Oregon Cat Sanctuary Volunteers Find Healing Through Service

😊 Feel Good

At a Sherwood sanctuary caring for 140 unadoptable cats, volunteers are discovering that giving their time might be helping them even more than the animals. One volunteer says the work brought stability and purpose exactly when she needed it most.

Elizabeth Lindemann walks through rooms filled with cats that nobody else wanted, filling water bowls and checking litter boxes, and she's never felt more needed.

For two years, Lindemann has volunteered at the Cat Alliance Team Sanctuary in Sherwood, Oregon, where 140 cats with special needs have found their forever home. Some were born with physical differences like Hobbit, who has no eyelids. Others have behavioral issues that made them unadoptable.

Reatha Larson manages the sanctuary and knows every cat by name and story. "Most of them are unadoptable. That's what we were built for because most rescues take in the adoptable ones," she explains.

Running a facility this size takes serious work. Each of the sanctuary's rooms houses 15 to 25 cats, including one dedicated to feral cats who will never leave.

That's where volunteers like Lindemann become essential. She helps with feeding, watering, and cleaning, describing herself as "another set of eyes for the kitties."

Oregon Cat Sanctuary Volunteers Find Healing Through Service

But Lindemann has discovered something unexpected through her service. "For me personally, it has helped me be calm and has helped me with a sense of accomplishment and build a community," she says.

Sunny's Take

Lindemann's experience reflects what researchers have long known about volunteer work. The Mayo Clinic reports that giving time to others reduces stress and increases feel-good hormones in the brain while providing a stronger sense of purpose.

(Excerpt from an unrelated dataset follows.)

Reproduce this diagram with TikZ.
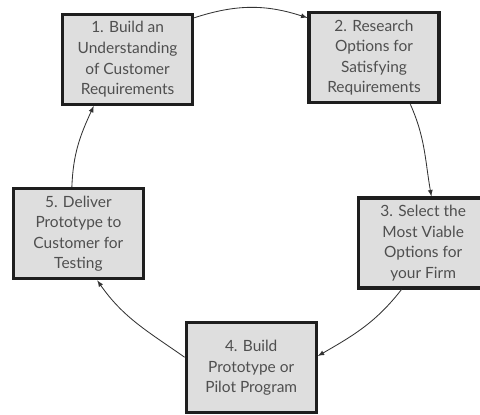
\documentclass[tikz,border=0pt]{standalone}
\usepackage{fontspec}
\setmainfont{Lato}
\usepackage{xcolor}
\usetikzlibrary{arrows}
\definecolor{boxfill}{HTML}{DEDEDE}
\definecolor{boxline}{HTML}{1E1E1E}
\definecolor{boxtext}{HTML}{4F4F4F}
\definecolor{arrowline}{HTML}{333333}

\begin{document}
\begin{tikzpicture}[
  stage/.style={draw=boxline, line width=2.2pt, fill=boxfill, text=boxtext,
    minimum width=3.25cm, minimum height=2.25cm, inner sep=2pt,
    align=center, font=\fontsize{11}{14.6}\selectfont},
  cycle/.style={-latex, draw=arrowline, line width=0.6pt}
]
\useasboundingbox (0,0) rectangle (12,10.375);

%boxes
\node[stage] (b1) at (3.19,8.89) {1. Build an\\Understanding\\of Customer\\Requirements};
\node[stage] (b2) at (9.35,8.93) {2. Research\\Options for\\Satisfying\\Requirements};
\node[stage] (b3) at (10.58,4.30) {3. Select the\\Most Viable\\Options for\\your Firm};
\node[stage] (b4) at (6.28,1.18) {4. Build\\Prototype or\\Pilot Program};
\node[stage] (b5) at (1.96,4.53) {5. Deliver\\Prototype to\\Customer for\\Testing};

%arrows round the cycle
\draw[cycle] (b1.32) to[out=18, in=162] (b2.149);
\draw[cycle] (b2.-52) to[out=-66, in=100] (b3.80);
\draw[cycle] (b3.245) to[out=232, in=30] (b4.10);
\draw[cycle] (b4.171) to[out=145, in=-55] (b5.-68);
\draw[cycle] (b5.98) to[out=88, in=245] (b1.234);
\end{tikzpicture}
\end{document}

For Lindemann, those benefits arrived at exactly the right moment. "I think sometimes for an older person, for whatever their background, their mental health can go like this," she says, waving her hands up and down.

The stability of showing up for the cats gave her something to anchor to. "Volunteering helps my mental health in a way that there is stability, there's a connection outside of myself," Lindemann shares.

At the sanctuary, it's nearly impossible to tell who's helping whom. The volunteers care for cats that other shelters couldn't take. The cats give the volunteers purpose and calm. Everyone wins.

"Volunteering reinforces that I'm needed here and I'm contributing to the world," Lindemann says.

Larson welcomes more volunteers and says families with children make wonderful helpers at the sanctuary, creating opportunities for connection across generations.